Critiques filtrées sur 4 étoiles  
Point de départ d'un album de famille: la vieille porte d'un ancien lazaret face à Saint-Nazaire, décor des jeux d'un jeune pêcheur dans l'estuaire de la Loire.

Le petit Patrick grandit, dans cet établissement devenu psychiatrique, qui sera fermé dans les années 50 et dont la porte maintenant menace ruines.
Devenu adulte, grâce aux archives familiales, il entame un road trip dans les pas de ses disparus, depuis une petite fille née au Caire en 1860. Par ce carnet de voyage très personnel, plusieurs générations traversent un siècle de vie française, bousculé par deux guerres mondiales.

Ce faisant, l'auteur, comme à son habitude, n'arrête pas de digresser (voyages, rencontres, achat de voiture, actualités...), évoquant les "à côté" de cette aventure littéraire, qui s'avère être plutôt une enquête généalogique, sociale et historique.
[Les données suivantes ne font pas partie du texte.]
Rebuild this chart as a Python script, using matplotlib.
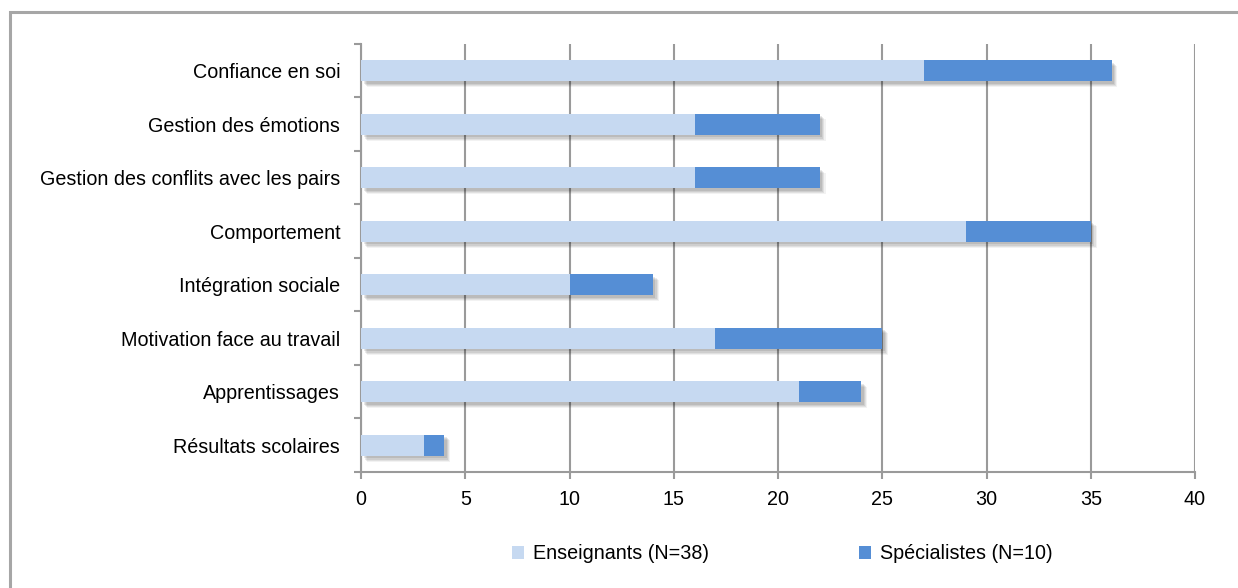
import matplotlib
matplotlib.use("Agg")
import matplotlib.pyplot as plt
import matplotlib.patheffects as pe
from matplotlib.patches import Rectangle

plt.rcParams["font.family"] = ["Liberation Sans", "DejaVu Sans"]

categories = ["Confiance en soi", "Gestion des émotions", "Gestion des conflits avec les pairs",
              "Comportement", "Intégration sociale", "Motivation face au travail",
              "Apprentissages", "Résultats scolaires"]
enseignants = [27, 16, 16, 29, 10, 17, 21, 3]
specialistes = [9, 6, 6, 6, 4, 8, 3, 1]
xticks = [0, 5, 10, 15, 20, 25, 30, 35, 40]

LIGHT = "#C6D9F1"
DARK = "#558ED5"
GRID = "#9a9a9a"

fig = plt.figure(figsize=(12.38, 5.88), dpi=100)
ax = fig.add_axes([0.2916, 0.1973, 0.6737, 0.7279])

# soft drop shadow: a few offset copies with low alpha
shadow = [pe.SimplePatchShadow(offset=(d, -d), shadow_rgbFace="black", alpha=a)
          for d, a in [(4.2, 0.05), (3.4, 0.07), (2.6, 0.08), (1.8, 0.09)]] + [pe.Normal()]

y = list(range(len(categories)))
h = 0.4
ax.barh(y, enseignants, height=h, color=LIGHT, zorder=3, path_effects=shadow,
        label="Enseignants (N=38)")
ax.barh(y, specialistes, left=enseignants, height=h, color=DARK, zorder=3, path_effects=shadow,
        label="Spécialistes (N=10)")

ax.set_ylim(len(categories) - 0.5, -0.5)
# ticks between categories, labels centred on the bars
ax.set_yticks([i - 0.5 for i in range(len(categories) + 1)], minor=False)
ax.set_yticklabels([])
ax.set_yticks(y, minor=True)
ax.set_yticklabels(categories, minor=True, fontsize=14.2)
ax.tick_params(axis="y", which="minor", length=0, pad=15)
ax.tick_params(axis="y", which="major", length=5, width=1.5, color=GRID)

ax.set_xlim(0, 40)
ax.set_xticks(xticks)
ax.tick_params(axis="x", length=5, width=1.5, color=GRID, labelsize=14.2, pad=8)
ax.grid(axis="x", color=GRID, linewidth=1.5, zorder=0)
ax.set_axisbelow(True)

for s in ["top", "right"]:
    ax.spines[s].set_visible(False)
for s in ["left", "bottom"]:
    ax.spines[s].set_color(GRID)
    ax.spines[s].set_linewidth(1.5)

leg = fig.legend(loc="center", bbox_to_anchor=(0.632, 0.058), ncol=2, frameon=False,
                 fontsize=14.2, handlelength=0.6, handleheight=0.6, handletextpad=0.45,
                 columnspacing=7.6)
for hnd in leg.legend_handles:
    hnd.set_path_effects([])

fig.patches.append(Rectangle((10 / 1238, -0.1), 1.2, 1 - 12 / 588 + 0.1,
                             transform=fig.transFigure, fill=False,
                             edgecolor="#a6a6a6", linewidth=2.2))

fig.savefig("out.png", dpi=100)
La précision est pointue, les détails nombreux, la documentation fouillée et l'érudition avérée. Il faut accepter de se faire balader dans la grande et la petite Histoire, dans une chronologie distordue.

Si certains peuvent craindre une surcharge narrative (à raison, on étouffe parfois sous tant de détails), la plume vive et alerte, produit un récit foutraque, parfois amusant et décalé, aux personnages réels mais à stature romanesque. Il y a un petit grain de folie dans le regard de ce romancier là...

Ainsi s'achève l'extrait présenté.